The program’s focus on management also comes from the realization that newsrooms still don’t have many older staff for young journalists of color to look up to and be mentored by. “The culture of the organizations themselves were not necessarily hospitable to diverse folks,” says Reynolds.
The Maynard Institute says its research revealed that new media organizations also have problems with diversity. “Those in the digital space were making a similar mistake as their predecessors, and didn’t necessarily think that there needed to be the internal structures in place that legacy organizations did, in some cases, put into place to bring people in,” says Reynolds, noting the executive teams of some new media organizations were statistically even whiter and more male than their legacy counterparts. “It wasn’t better. The lessons had not been learned.”
Alcazaren-Keeley says hiring journalists of color isn’t enough if newsrooms, both digital and legacy, continue to put them in boxes that diminish their perspectives, due to concerns about advocacy or bias. “Are they really being listened to?” she asks. “Is their voice really heard in that editorial process? Everything that the reporter brings—that context, that cultural sensibility, that life experience as a person of color coming in and looking at the issue in just a whole new way—is lost….Right now, so many programs out there are trying to really bridge that gap.”

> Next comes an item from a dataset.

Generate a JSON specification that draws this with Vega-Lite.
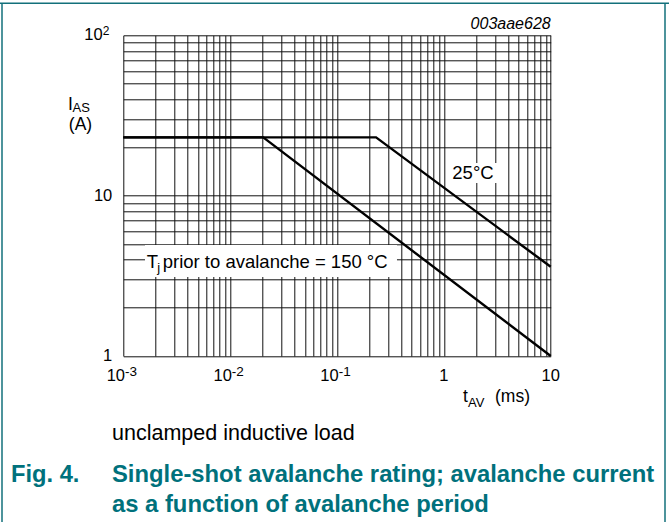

If moral and financial imperatives haven’t moved managers and newsrooms to truly take diversity more seriously after 50 years, Reynolds says the conversation around trust and transparency should, citing findings and research from The Trust Project at the Markkula Center for Applied Ethics. “One of the key indicators [for trustworthy content online] was diverse voices and diverse perspectives,” he says. “It’s an exciting development because it enables us to actually make an argument that is unique and different, and it’s two words that journalists get: trust and credibility. If that’s what triggers folks to say, ‘Dang, this is important, we need to make a change so we can be viewed as trustworthy and credible,’ then I think that that’s a great opportunity.”
Funding for The Maynard 200 fellowship comes from the Google News Lab, the New Venture Fund, the News Integrity Initiative and Craig Newmark Philanthropies (Craig Newmark is a CJR board member, and his craigslist Charitable Fund is a funder of CJR), as well as partnerships with USC Annenberg and the City University of New York.
The first cohort of 15 participants will undergo two weeks of training in Boulder, Colorado, and at USC Annenberg in Los Angeles, with all travel, housing, and expenses covered by funders. Applications are due by Tuesday, June 5, at 1pm PST.